1. A navigation system for an enclosed area, the navigation system comprising:
a) at least one satellite signal receiving station, positioned outside the enclosed area, to receive satellite signals transmitted by a constellation of satellites and to determine time synchronization information relative to the transmitted signals;
b) at least one local transmitting station, positioned within the enclosed area, to transmit a local signal compatible with the transmitted satellite signals; and
c) a communication channel to communicate self-alignment information between each station and at least one other station;
wherein each local transmitting station uses the self-alignment information to generate the local signal;
and wherein the at least one local signal provides navigation information useable by a satellite navigation receiver.
2. The navigation system according to claim 1, wherein the satellite signal receiving station further includes a transmitter to transmit a local signal compatible with the transmitted satellite signals.
3. The navigation system according to claim 1, wherein the self-alignment information includes information about local signal power levels.
4. The navigation system according to claim 1, wherein the local signal comprises a simulation of at least three transmitted satellite signals.
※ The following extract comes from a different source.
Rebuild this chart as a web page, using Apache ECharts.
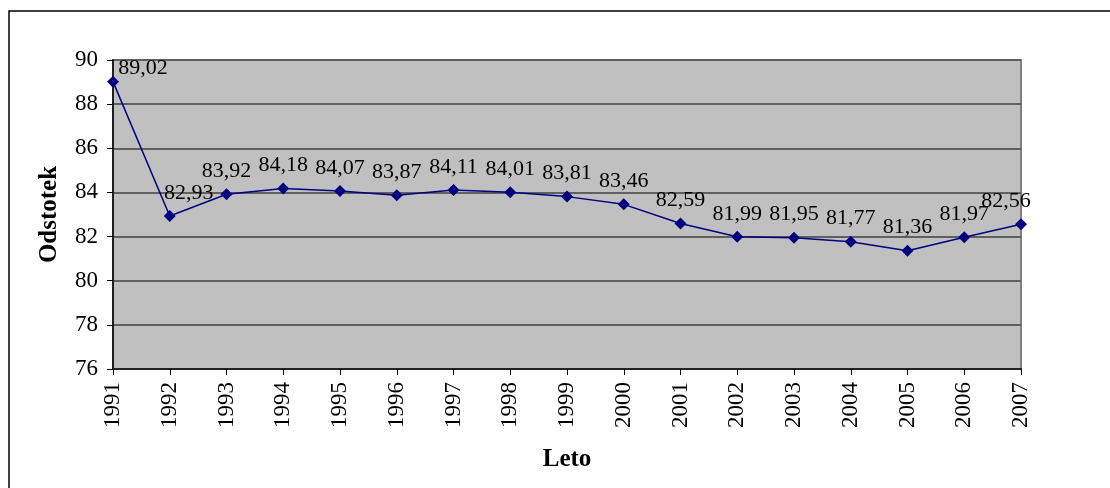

5. The navigation system according to claim 4, wherein the local signal comprises a simulation of four transmitted satellite signals.
6. The navigation system according to claim 4, wherein the self-alignment information further communicates an identity of the multiple transmitted satellite signals.
7. The navigation system according to claim 6, further comprising a plurality of said local transmitting stations, and wherein each station is operative to select channels different than the channels transmitted by adjacent stations.
8. The navigation system according to claim 7, wherein each pair of adjacent stations are positioned apart by a respective separation distance, and wherein the transmission range of the local signals is greater than half the separation distance and less than the separation distance.
9. The navigation system according to claim 8, wherein the local signal transmission range is approximately 0.7 of the separation distance.
10. The navigation system according to claim 1, wherein the system comprises two satellite signal receiving stations positioned outside the enclosed area, and wherein the self-alignment information includes time synchronization information from two stations to each local transmitting station;
wherein the local signal transmitted by each local transmitting station provides substantially accurate positioning information for a two dimensional area.
11. The navigation system according to claim 1, wherein the system comprises three satellite signal receiving stations positioned outside the enclosed area, and wherein the self-alignment information includes time synchronization information from three stations to each local transmitting station;
wherein the local signal transmitted by each local transmitting station provides substantially accurate positioning information for a three dimensional space.
12. The navigation system according to claim 2, wherein each at least one satellite signal receiving station comprises a receiving antenna to receive satellite navigation signals, a transmitting antenna to transmit the local signal, and a processor to perform self-alignment algorithms.
13. The navigation system according to claim 1, wherein the communication channel is wireless.
14. The navigation system according to claim 13, wherein the communication channel comprises unused satellite navigation channels.
15. The navigation system according to claim 1, wherein the communication channel comprises a wired connection between adjacent stations.
16. A method of providing satellite signal information in an enclosed area, the method comprising:
a) deploying a plurality of local transmitters in the enclosed area; and
b) transmitting local signals compatible with transmitted satellite signals;
wherein the local signals provide navigation information useable by a satellite navigation receiver.
17. The method of providing satellite signal information according to claim 16, further including exchanging self-alignment information with the local transmitters.
18. The method of providing satellite signal information according to claim 16, wherein the local signals provide information from a plurality of satellites.